Groin chafing can be especially troublesome for men, but women do suffer from it as well. Chafing in this area can make daily life extremely painful. If groin chafing is your main concern, these tips can help.
Generously apply lubricants – Applying lubricants like Vaseline or A&D Ointment can prevent your skin from becoming too dry and rubbing together. It may even be necessary to reapply during long runs.
Lubricate your upper thighs, too – If you are running in bikini underwear or briefs, this is especially important as these types of underwear can irritate that area.
Wear snug workout shorts – Seamless shorts are great for groin chafing. It is also a good idea to avoid shorts that bunch up near the area.
This type of chafing can happen to both males and females. Although it doesn’t affect your daily life like some other forms of chafing, it can still be highly uncomfortable. Here are some tips to prevent chest and nipple chafing.
Choose the right sports bra – If you wear a sports bra when running, it is wise to choose one that fits properly and is made from synthetic materials, not cotton.
Cover your nipples – You can cover your nipples with bandaids or specialized products, such as NipGuards.
Generously lubricate your nipples – Like with any other problem area, lubricating your nipples can prevent them from becoming too dry and chafing. If you wear a sports bra, lubricate areas around the straps as well.
Armpits are highly prone to chafing since it is extremely common to sweat there. Here are some valuable ways to keep your armpits from rubbing.
Don’t have armpit stubble – Armpit stubble can be a significant factor when it comes to chafing under your armpits. To prevent this from happening, either keep your armpit hair long or make sure it stays freshly shaven.
Lubricate – As with any other problem areas, it is essential to ensure your armpits are well lubricated with a silicone-based lubricant or an antiperspirant that dries into a powder.
Make sure shirts fit well in the armpits – Shirts that are tight around your armpits almost always cause chafing. Look for seamless shirts or tank tops with wider arm openings.

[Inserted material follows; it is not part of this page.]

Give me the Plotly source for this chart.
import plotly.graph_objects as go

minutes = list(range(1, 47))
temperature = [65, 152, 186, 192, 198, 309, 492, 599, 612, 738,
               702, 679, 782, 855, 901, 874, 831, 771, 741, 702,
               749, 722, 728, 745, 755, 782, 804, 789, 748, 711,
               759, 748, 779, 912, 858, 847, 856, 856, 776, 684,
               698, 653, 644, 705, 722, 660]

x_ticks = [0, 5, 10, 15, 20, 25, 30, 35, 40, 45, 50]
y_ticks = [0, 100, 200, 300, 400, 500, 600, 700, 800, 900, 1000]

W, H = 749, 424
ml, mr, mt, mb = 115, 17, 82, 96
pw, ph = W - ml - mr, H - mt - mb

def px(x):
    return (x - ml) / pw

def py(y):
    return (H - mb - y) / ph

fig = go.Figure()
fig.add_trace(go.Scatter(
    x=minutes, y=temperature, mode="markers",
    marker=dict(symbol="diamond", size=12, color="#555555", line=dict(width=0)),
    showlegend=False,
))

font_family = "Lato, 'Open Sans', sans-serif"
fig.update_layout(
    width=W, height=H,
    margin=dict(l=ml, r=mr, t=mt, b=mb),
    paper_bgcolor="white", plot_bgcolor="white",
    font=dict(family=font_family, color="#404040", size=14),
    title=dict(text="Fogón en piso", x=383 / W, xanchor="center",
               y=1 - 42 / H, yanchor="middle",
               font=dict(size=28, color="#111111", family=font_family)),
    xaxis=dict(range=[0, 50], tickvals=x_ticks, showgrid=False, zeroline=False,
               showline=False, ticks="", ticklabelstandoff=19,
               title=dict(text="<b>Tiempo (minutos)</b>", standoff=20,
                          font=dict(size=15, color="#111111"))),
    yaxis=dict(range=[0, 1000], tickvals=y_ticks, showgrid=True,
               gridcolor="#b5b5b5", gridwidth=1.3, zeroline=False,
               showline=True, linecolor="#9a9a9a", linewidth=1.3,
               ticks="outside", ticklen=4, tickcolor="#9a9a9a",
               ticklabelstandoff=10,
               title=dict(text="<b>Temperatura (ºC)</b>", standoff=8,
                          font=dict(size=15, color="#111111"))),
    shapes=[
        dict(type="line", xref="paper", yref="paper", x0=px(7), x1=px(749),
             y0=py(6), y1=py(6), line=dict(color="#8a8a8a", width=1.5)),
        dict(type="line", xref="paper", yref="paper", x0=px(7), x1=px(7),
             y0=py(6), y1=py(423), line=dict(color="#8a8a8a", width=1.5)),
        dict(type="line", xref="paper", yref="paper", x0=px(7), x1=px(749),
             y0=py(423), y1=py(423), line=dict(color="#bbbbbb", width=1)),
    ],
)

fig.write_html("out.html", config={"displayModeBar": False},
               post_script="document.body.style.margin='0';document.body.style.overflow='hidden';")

Related: Runner’s Itch: Why You Have It and How to Get Rid of It
How to Treat Chafing In the Middle of Your Run
Regardless of how hard you try, sometimes chafing and running go hand in hand. If you are running and begin to feel that uncomfortable stinging sensation of chafing, immediately stop and clean the area with soap and water if possible. If you can’t stop, here are the steps you should follow to help it heal and relieve the pain afterward.
• Be sure your shower water is lukewarm, as a steaming hot shower can make the burning worse.
• Gently wash the area with antibacterial soap.
• Pat the area dry and apply an antibacterial ointment like A&D Ointment or Desitin.
• Cover the area with gauze or something similar that will allow it to breathe while it heals.
• Put on loose, comfortable clothing that won’t irritate the area.
After a few days, the chafed area should scab over and heal like any other scratch. Your skin will be tender, and you need to protect it from being irritated further.
Related: Runner’s Footcare: Injuries and Footcare for Runners
When to see a doctor
Consult your nearest healthcare provider if there are any signs of infection, or you have diabetes, and the skin is not healing. You might have a skin infection if:
- It’s been a couple of days, and the area hasn’t scabbed over
- Blood or puss is coming from the spot where chafing occurred.
- Your skin around the area is hot to the touch
- There is swelling
It is not easy preventing chafing while running, especially as you start running in hot summer months up ahead. Being aware of your problem areas and taking preventative measures to keep them from rubbing is the only thing you can do regarding chafing.
Luckily, if a chafing injury does occur, it heals quickly as long as you take care of it and give it time to heal!